“"Dean’s story was a coming out story in many ways, but it wasn’t him coming out to the audience. It was the audience coming out from its own preconceptions about what it understood or expected of queerness and masculinity in the first place." #deanisbi (1) https://t.co/nxo5eX3edo”
I will literally be talking about this for the rest of my life.
#deanisbi on Twitter but I’m bringing it here too...
“...Dean Winchester is a rare character in popular media, let alone queer media. This is someone we got to see grow over fifteen years, watching his psychology and relationships explored and developed consistently over what, for some fans even, was nearly a lifetime— this is remarkable for any character, and nearly nonexistent with regard to queer representation.
A character introduced beneath a veil of superficial masculinity, whose complexity is gradually teased out year by year as he grapples with guilt, shame, self-hatred, and the overwhelming responsibility to live and die for a punishing father and god. Who slowly learns to overcome those expectations, to choose who he wants to be and accept that his love is not wrong, his vulnerability is not shameful, his life is his own. It is a meaningful journey, and it is clear why it is so immensely resonant for queer audiences. The idea that you can be all of these things, that you can survive all of these things, and still come out the other side whole and strong. That you can come out the other side and be loved. It is a narrative that is rarely granted to queer characters.
Moreover, seeing this play out for a blue-collar, bisexual Gen X man, a rough monster-hunter who loves hugs and Scooby Doo pajamas, whose identity and its expression are not at odds with one another but all simply part of who he is? This bisexual man finding romantic love in his forties? Name five characters off the top of your head, right now.
Dean began as an archetype enmeshed in the shadows of Dean Moriarty and Han Solo, simultaneously queer and forced into conventions of hypermasculinity that tried desperately to convince the audience and the characters themselves who Dean was supposed to be and what he was supposed to want. Dean’s journey as a character to redefine these foundations reflects his journey as a person— authenticity’s victory over a prescribed performance. Integrating who you choose to be with what rings true to your soul, to define what that means to you and use this definition to claim space.
Dean’s story was a coming out story in many ways, but it wasn’t him coming out to the audience. It was the audience coming out from its own preconceptions about what it understood or expected of queerness and masculinity in the first place.
This is incredibly meaningful, even cut short and undermined by his powerless death and silent departure. Dean Winchester is, and will always be, representative and validating to those who connect with his journey and see themselves in him. He is a queer character— not just queer-coded, not subtextually queer. Dean is a bisexual character by any reasonable standard of media analysis. But one can’t help but reflect on how much greater his impact would have been if he’d been allowed to answer Castiel’s “I love you”, if his story had ended the way it had obviously built toward, if the themes of the story at large had been permitted to carry through. Had he been allowed to choose, finally, what he wanted. Had he gotten to live a life, unapologetically and peacefully realized in the identity he had fought for.

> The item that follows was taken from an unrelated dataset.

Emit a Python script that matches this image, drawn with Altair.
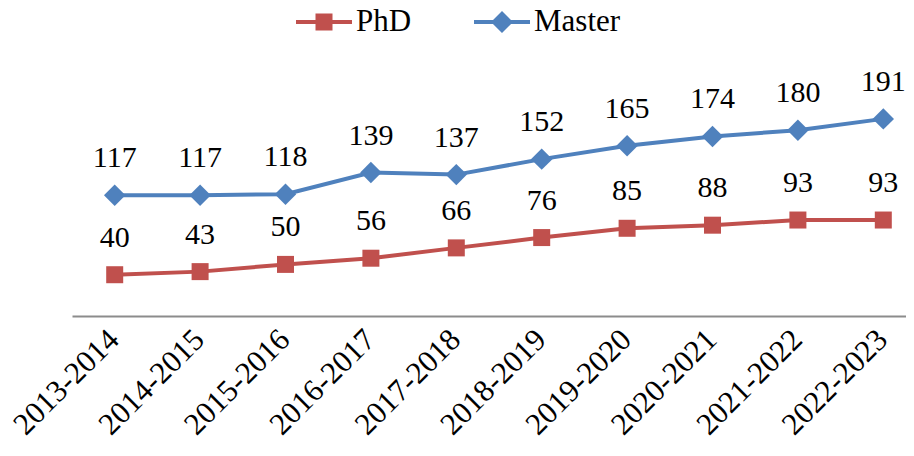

Who, among the audience, would have gotten to live along with him?
...What a statement it would have been for Supernatural to not only embrace Dean and Castiel for everything they were, but to reward them for it. Who deserves a happy ending, who can be a lead character, what queerness can look like, what identities have a place in self-enforced “masculine” or cis-heterosexual spaces.
What love can overcome.
Or, as we were reminded, what it can’t.”